What Is the Difference Between Fault-Block and Upwarped Mountains?

Mountains are expansive landforms that rise significantly above the surrounding terrain, resulting from immense forces acting within the Earth’s crust. Different tectonic processes produce distinct mountain types. Fault-block and upwarped mountains offer a clear contrast in how crustal rock can be uplifted. While both result in elevated topography, their underlying mechanics, forces involved, and resulting structures are fundamentally different.

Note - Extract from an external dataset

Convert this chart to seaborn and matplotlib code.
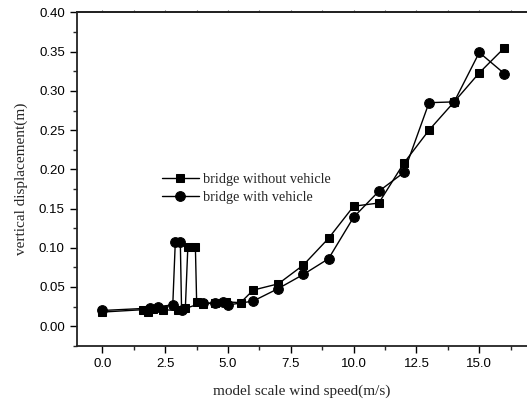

Formation and Features of Fault-Block Mountains

Fault-block mountains form primarily under tension, where the Earth’s crust is being stretched and pulled apart. This tensional force, often occurring at divergent plate boundaries, causes the brittle rock to fracture rather than fold. The resultant breaks are called normal faults, where one block of rock slides downward relative to the block on the other side.

This process creates a distinctive pattern of uplifted and down-dropped crustal sections. The mountains are the uplifted blocks, known as horsts, which stand higher than the surrounding land. The intervening valleys or basins are the down-dropped blocks, termed grabens, which sink between two parallel faults. The Basin and Range Province in the western United States, including the Sierra Nevada mountains, is a classic example of this horst and graben system.

Fault-block mountains often exhibit a sharp, asymmetrical profile due to this displacement. They typically have one very steep and straight side, marking the fault line where the uplift occurred, and a more gradual slope on the opposite side. This steep front, known as a fault scarp, provides visual evidence of the vertical movement and tilting of the rock blocks.

Formation and Features of Upwarped Mountains

Upwarped mountains, sometimes called dome mountains, form when a broad area of the crust is pushed upward by vertical forces from below. This uplift can be caused by the slow, buoyant rise of magma that pushes on the overlying rock layers without breaking through. The uplift is gentle and widespread, creating a large, dome-like structure across the landscape.

Unlike fault-block mountains, upwarped uplift does not involve significant horizontal compression or tension, so the rock layers are generally not broken by major faults. Instead, the entire region is warped upward, and the eventual mountain peaks are primarily shaped by external processes. Erosion, driven by wind and water, acts upon the uplifted dome, wearing away softer outer rock layers to expose the more resistant, older rocks at the core.

Because erosion is the primary sculptor of the final topography, upwarped mountains tend to display a more rounded appearance compared to fault-block counterparts. Examples include the Black Hills of South Dakota and the Adirondack Mountains in New York. The peaks are the remnants of the eroded dome, often exposing a symmetrical pattern of rock layers dipping away from the central uplift.

Comparing the Resulting Mountain Landscapes

The fundamental difference between these two mountain types lies in the mechanism that causes the rock to rise. Fault-block mountains result from tensional forces that pull the crust apart, causing brittle failure along normal faults. In contrast, upwarped mountains are created by a broad, vertical push from below, causing the crust to warp upward without extensive faulting.

Structurally, this difference is immediately apparent in the landscape. Fault-block mountains are defined by sharp, steep fault scarps that delineate the boundary between the uplifted horst and the sunken graben. This results in a distinctive, often asymmetrical ridge with a sudden rise from the valley floor. Upwarped mountains lack these prominent fault lines and instead display a broad, generally symmetrical uplift resembling a large dome.

Topographically, the landscapes reflect their dominant shaping force. Fault-block ranges are governed by tectonic movement, creating angular, blocky profiles dictated by the fault planes. Upwarped mountains are governed by subsequent erosion, which carves smooth, rounded, and often heavily dissected peaks from the original dome structure. The primary difference is whether the rock is broken by tensional stress or gently pushed up and then sculpted by weathering and erosion.